AI and Fintech Firms Drive Resilient Demand

Tenants across sectors from AI and fintech to professional services and insurance are increasingly committing to premium, well-located spaces ahead of need. JLL country CEO of Singapore and South-east Asia Michael Glancy pointed to Shell’s pre-commitment of about 100,000 sq ft at Asia Square Tower 1 and Databrick’s expansion at IOI Central Boulevard Towers as notable examples.

CBRE Singapore head of leasing David McKellar observed that AI firms previously occupying co-working environments are moving into permanent office space, signalling “their commitment to Singapore for the medium to long term, and with that comes a desire for operational certainty, brand presence, and the ability to customise their space.”

Alan Cheong, executive director of research and consultancy at Savills Singapore, said tenants are mostly rightsizing either within the same building or relocating and taking up smaller spaces. However, he noted that “tenants still prefer CBD locations over decentralised ones. Unless the rents are significantly lower for the latter, which it isn’t for now, they are continuing to coalesce within the CBD.”
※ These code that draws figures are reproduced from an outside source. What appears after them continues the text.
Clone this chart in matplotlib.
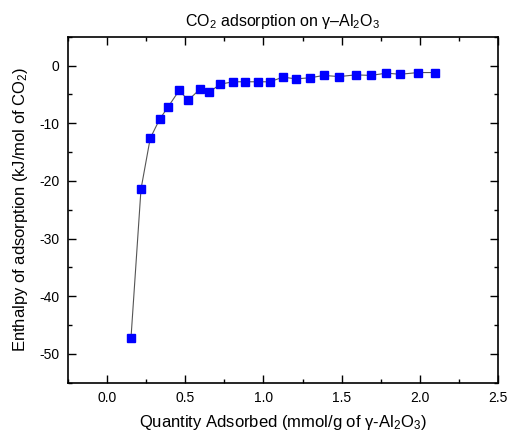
import numpy as np
import matplotlib
matplotlib.use("Agg")
import matplotlib.pyplot as plt
from matplotlib.ticker import MultipleLocator

plt.rcParams['font.family'] = ['Liberation Sans', 'DejaVu Sans']
plt.rcParams['mathtext.fontset'] = 'custom'
plt.rcParams['mathtext.rm'] = 'Liberation Sans'
plt.rcParams['mathtext.it'] = 'Liberation Sans:italic'
plt.rcParams['axes.unicode_minus'] = False

# quantity adsorbed (mmol/g) and differential enthalpy (kJ/mol)
quantity = [0.153, 0.217, 0.276, 0.336, 0.389, 0.461, 0.519, 0.593, 0.653,
            0.725, 0.808, 0.881, 0.964, 1.040, 1.125, 1.210, 1.299, 1.387,
            1.484, 1.591, 1.687, 1.787, 1.872, 1.991, 2.100]
enthalpy = [-47.2, -21.4, -12.6, -9.3, -7.2, -4.3, -6.0, -4.1, -4.6,
            -3.2, -2.8, -2.8, -2.8, -2.8, -2.0, -2.3, -2.1, -1.7,
            -1.9, -1.6, -1.7, -1.3, -1.5, -1.2, -1.2]

fig = plt.figure(figsize=(5.19, 4.38), dpi=100)
ax = fig.add_axes([0.131, 0.126, 0.8285, 0.79])

ax.plot(quantity, enthalpy, color='#555555', linewidth=0.8, zorder=2)
ax.plot(quantity, enthalpy, linestyle='none', marker='s', markersize=6,
        color='#0000ff', markeredgecolor='#0000ff', zorder=3)

ax.set_xlim(-0.25, 2.5)
ax.set_ylim(-55, 5)
ax.xaxis.set_major_locator(MultipleLocator(0.5))
ax.xaxis.set_minor_locator(MultipleLocator(0.25))
ax.yaxis.set_major_locator(MultipleLocator(10))
ax.yaxis.set_minor_locator(MultipleLocator(5))
ax.xaxis.set_major_formatter(plt.FormatStrFormatter('%.1f'))

ax.tick_params(which='both', direction='in', top=True, right=True,
               labelsize=10, width=1.0, pad=6)
ax.tick_params(which='major', length=6)
ax.tick_params(which='minor', length=3)
for s in ax.spines.values():
    s.set_linewidth(1.2)

ax.set_title('CO$_\\mathregular{2}$ adsorption on \u03b3\u2013Al$_\\mathregular{2}$O$_\\mathregular{3}$',
             fontsize=11.5, pad=8)
ax.set_xlabel('Quantity Adsorbed (mmol/g of \u03b3-Al$_\\mathregular{2}$O$_\\mathregular{3}$)',
              fontsize=12, labelpad=6)
ax.set_ylabel('Enthalpy of adsorption (kJ/mol of CO$_\\mathregular{2}$)',
              fontsize=12, labelpad=7)

fig.savefig('out.png', dpi=100)
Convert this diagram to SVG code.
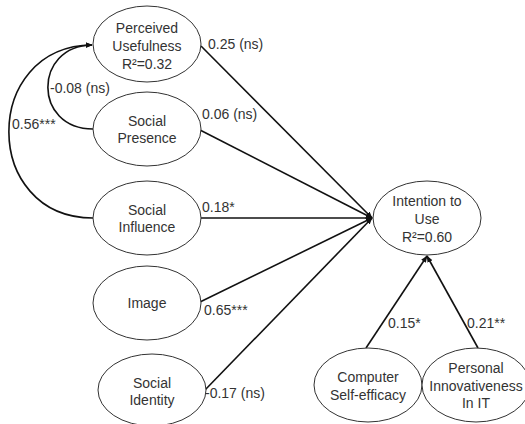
<svg xmlns="http://www.w3.org/2000/svg" width="525" height="424" viewBox="0 0 525 424">
<style>
.n ellipse{fill:#fff;stroke:#333;stroke-width:1}
text{font-family:"Liberation Sans",Arial,sans-serif;font-size:14px;fill:#333}
.n text{text-anchor:middle}
.c path{fill:none;stroke:#111;stroke-width:1.6}
</style>
<defs>
<marker id="ah" markerUnits="userSpaceOnUse" markerWidth="7" markerHeight="7" viewBox="0 0 10 10" refX="9" refY="5" orient="auto">
<path d="M0,1 L10,5 L0,9 Z" fill="#111"/>
</marker>
</defs>
<rect width="525" height="424" fill="#fff"/>
<g id="connectors" class="c">
<path d="M201,46 L372,218" marker-end="url(#ah)"/>
<path d="M200,130 L372,218" marker-end="url(#ah)"/>
<path d="M201,218 L372,218" marker-end="url(#ah)"/>
<path d="M200,302 L372,218" marker-end="url(#ah)"/>
<path d="M205,390 L372,218" marker-end="url(#ah)"/>
<path d="M366,348 L427,256" marker-end="url(#ah)"/>
<path d="M478,348 L427,256" marker-end="url(#ah)"/>
<path d="M93,129 C33,129 33,46 92,45" marker-end="url(#ah)"/>
<path d="M93,218 C-19,218 -19,46 92,45" marker-end="url(#ah)"/>
</g>
<g id="labels">
<text x="208" y="49">0.25 (ns)</text>
<text x="202" y="119">0.06 (ns)</text>
<text x="50" y="93">-0.08 (ns)</text>
<text x="12" y="129">0.56***</text>
<text x="202" y="212">0.18*</text>
<text x="204" y="315">0.65***</text>
<text x="205" y="398">-0.17 (ns)</text>
<text x="388" y="328">0.15*</text>
<text x="467" y="328">0.21**</text>
</g>
<g id="pu" class="n"><ellipse cx="147" cy="44" rx="54" ry="38"/>
<text x="147" y="33">Perceived</text><text x="147" y="51">Usefulness</text><text x="147" y="69">R²=0.32</text></g>
<g id="sp" class="n"><ellipse cx="147" cy="129" rx="54" ry="37"/>
<text x="147" y="126">Social</text><text x="147" y="143">Presence</text></g>
<g id="si" class="n"><ellipse cx="147" cy="218" rx="54" ry="37"/>
<text x="147" y="215">Social</text><text x="147" y="232">Influence</text></g>
<g id="img" class="n"><ellipse cx="147" cy="303" rx="54" ry="37"/>
<text x="147" y="308">Image</text></g>
<g id="sid" class="n"><ellipse cx="152" cy="390" rx="54" ry="36"/>
<text x="152" y="388">Social</text><text x="152" y="405">Identity</text></g>
<g id="itu" class="n"><ellipse cx="427" cy="218" rx="54" ry="37"/>
<text x="427" y="206">Intention to</text><text x="427" y="224">Use</text><text x="427" y="242">R²=0.60</text></g>
<g id="cse" class="n"><ellipse cx="368" cy="385" rx="54" ry="37"/>
<text x="368" y="382">Computer</text><text x="368" y="400">Self-efficacy</text></g>
<g id="pi" class="n"><ellipse cx="476" cy="385" rx="54" ry="37"/>
<text x="476" y="373">Personal</text><text x="476" y="391">Innovativeness</text><text x="476" y="408">In IT</text></g>
</svg>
Outlook and Decentralisation Debate

Knight Frank noted ByteDance’s take-up of three floors at Mapletree Business City as an example of the flight to decentralised locations, after the company weighed cost-effective alternatives against the need to accommodate growth. With up to 145,000 sq ft of secondary space coming up at The Metropolis in Buona Vista by mid-2027 as Shell vacates the premises, “it remains to be seen whether other firms being squeezed in the CBD would join the decentralisation bandwagon, turning this into a trend.”

Analysts expect rents to rise by between 3% and 5% year on year, supported by a limited pipeline of new Grade A office supply. JLL South-east Asia head of research and advisory Chua Yang Liang said Singapore’s safe-haven advantage “is becoming increasingly tangible in the current environment,” with the Economic Strategy Review’s recommendations reinforcing “the structural case for continued office demand growth.”

Frequently Asked Questions

How much are CBD Grade A office rents in Singapore?

According to CBRE data, rents for core CBD Grade A office spaces reached S$12.50 per sq ft per month in Q2 2026, marking the sixth consecutive quarter of growth. JLL reported gross effective rents of S$12.19 psf per month, while Knight Frank data showed prime grade rents in Raffles Place and Marina Bay averaging S$11.69 psf per month.

When will new office supply come online in Singapore?

Shaw Tower is the only major Grade A completion in 2026. Newport Tower will be the sole non-strata development completing in 2027. The next meaningful wave of supply from The Skywaters, The Clifford, One Commerce Centre and Union Square Central is expected only in 2028.

What is driving office demand in Singapore’s CBD?

Demand is being driven by tenants across AI, fintech, professional services and insurance sectors who are committing to premium, well-located spaces. Notable examples include Shell’s pre-commitment of 100,000 sq ft at Asia Square Tower 1 and Databrick’s expansion at IOI Central Boulevard Towers.